McCoy maintains that he only went to trial to preserve his right to appeal whether the Wofford ruling controlled the definition of “crime of violence” in U.S.S.G. § 4B1.2. However, McCoy did not need to go to trial to preserve his right to appeal his career offender determination. He *740could have pleaded guilty and then challenged the sentence imposed.1
Regardless of his reasons for going to trial, McCoy still bears the burden of showing how he evidenced an acceptance of responsibility for his actions. See United States v. Ochoa-Gaytan, 265 F.3d 837, 843 (9th Cir.2001).
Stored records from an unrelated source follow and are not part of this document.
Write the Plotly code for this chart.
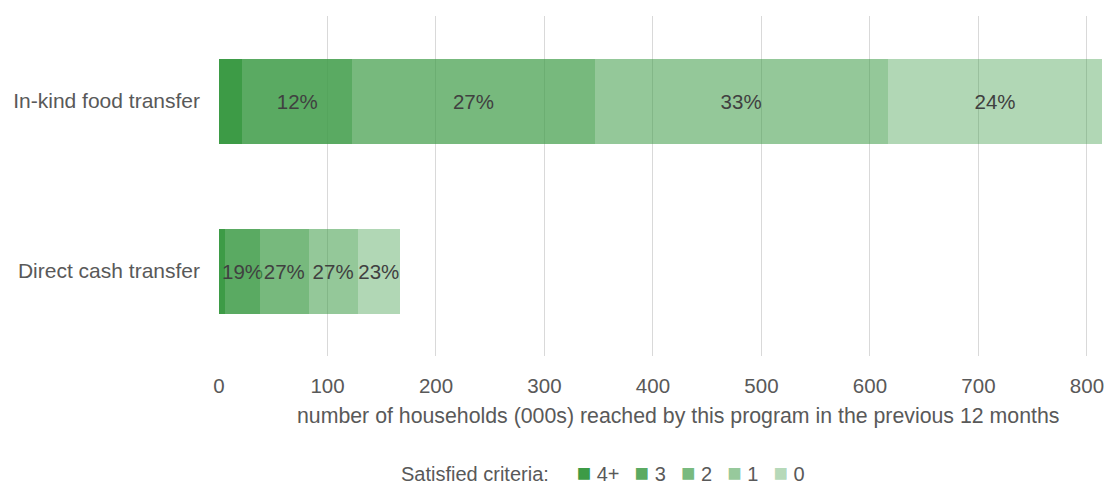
import plotly.graph_objects as go

# ---- data ----
categories = ["Direct cash transfer", "In-kind food transfer"]
series_names = ["4+", "3", "2", "1", "0"]
crit_4plus = [5.6, 21.5]
crit_3 = [32.2, 101.3]
crit_2 = [44.7, 223.4]
crit_1 = [45.4, 270.1]
crit_0 = [38.8, 198.0]
x_ticks = [0, 100, 200, 300, 400, 500, 600, 700, 800]
axis_title = "number of households (000s) reached by this program in the previous 12 months"
legend_title = "Satisfied criteria:"

series_values = [crit_4plus, crit_3, crit_2, crit_1, crit_0]
alphas = [1.0, 0.85, 0.7, 0.55, 0.4]
base = (61, 155, 70)
colors = [f"rgba({base[0]},{base[1]},{base[2]},{a})" for a in alphas]

totals = [sum(s[i] for s in series_values) for i in range(len(categories))]

FONT = "Liberation Sans, Arial, sans-serif"
fig = go.Figure()
for name, vals, col in zip(series_names, series_values, colors):
    texts = []
    for i, v in enumerate(vals):
        p = v / totals[i] * 100
        texts.append(f"{round(p)}%" if p >= 5 else "")
    fig.add_trace(go.Bar(
        name=name, y=categories, x=vals, orientation="h",
        marker=dict(color=col, line=dict(width=0)),
        text=texts, textposition="inside", insidetextanchor="middle",
        textangle=0, constraintext="none",
        textfont=dict(color="#404040", size=20.5, family=FONT),
        hoverinfo="x+name", showlegend=False,
    ))

fig.update_layout(
    barmode="stack", bargap=0.5,
    width=1108, height=489,
    margin=dict(l=219, r=0, t=16, b=133),
    paper_bgcolor="white", plot_bgcolor="white",
    font=dict(family=FONT, size=20, color="#595959"),
    showlegend=False,
)
fig.update_xaxes(
    range=[0, 819.4], tickvals=x_ticks, ticktext=[str(t) for t in x_ticks],
    showgrid=True, gridcolor="#d9d9d9", gridwidth=1,
    zeroline=False, showline=False, ticks="",
    tickfont=dict(size=20.5, color="#595959"), ticklabelstandoff=15,
)
fig.update_yaxes(
    showgrid=False, zeroline=False, showline=False, ticks="",
    tickfont=dict(size=21, color="#595959"), ticklabelstandoff=18,
)

# axis title
fig.add_annotation(
    text=axis_title, xref="paper", yref="paper",
    x=(678 - 219) / 889, y=(356 - 416) / 340, xanchor="center", yanchor="middle",
    showarrow=False, font=dict(size=21.3, color="#595959", family=FONT),
)

# legend line
nb = "\u00a0"
parts = [legend_title + nb * 5]
for i, (name, col) in enumerate(zip(series_names, colors)):
    parts.append(f"<span style='color:{col};font-size:24px'>\u25a0</span>{nb}{name}")
    if i < len(series_names) - 1:
        parts.append(nb * 2 + "\u2009")
fig.add_annotation(
    text="".join(parts), xref="paper", yref="paper",
    x=(603 - 219) / 889, y=(356 - 472) / 340, xanchor="center", yanchor="middle",
    showarrow=False, borderpad=0, font=dict(size=20, color="#595959", family=FONT),
)

fig.write_html("out.html")
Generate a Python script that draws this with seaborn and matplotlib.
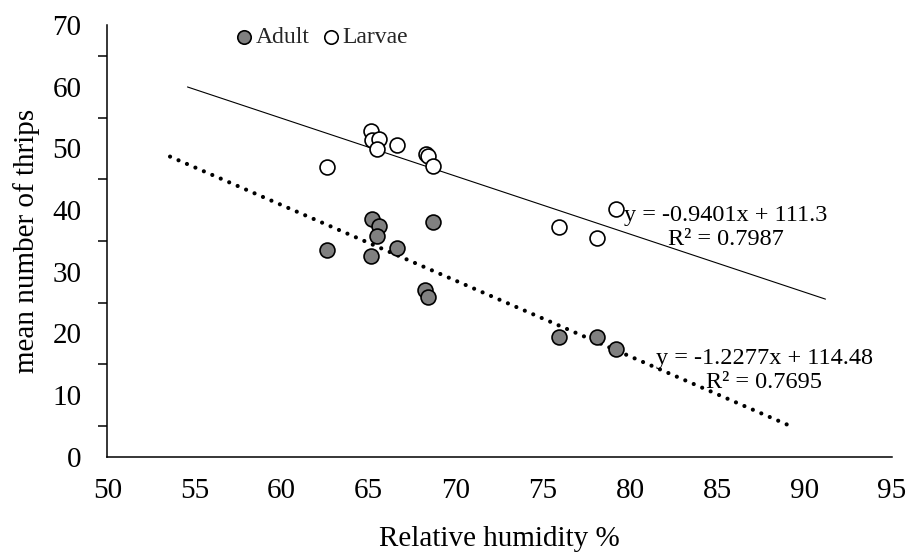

Nothing in the record suggests that McCoy is contrite or remorseful, nor does McCoy’s pre-trial conduct evidence any acceptance of responsibility for his actions. See id. at 842-43 (stating that while a district court cannot deny an acceptance of responsibility reduction because a defendant chooses to exercise his constitutional right to proceed to trial, the court may deny the reduction because of a lack of contrition).
Because McCoy has not clearly demonstrated that he was worthy of a reduction for acceptance of responsibility, we will not disturb the district court’s ruling. See United States v. Davis, 36 F.3d 1424, 1435-36 (9th Cir.1994) (affirming a denial of a reduction for acceptance of responsibility after finding “no affirmative evidence of contrition in the record” even though the defendant did not contest that he committed the offense, and went to trial only to present an entrapment defense).
AFFIRMED.
This disposition is not appropriate for publication and may not be cited to or by the courts of this circuit except as may be provided by Ninth Circuit Rule 36-3.
. McCoy’s plea agreement with the government would not have affected his right to appeal a career offender determination.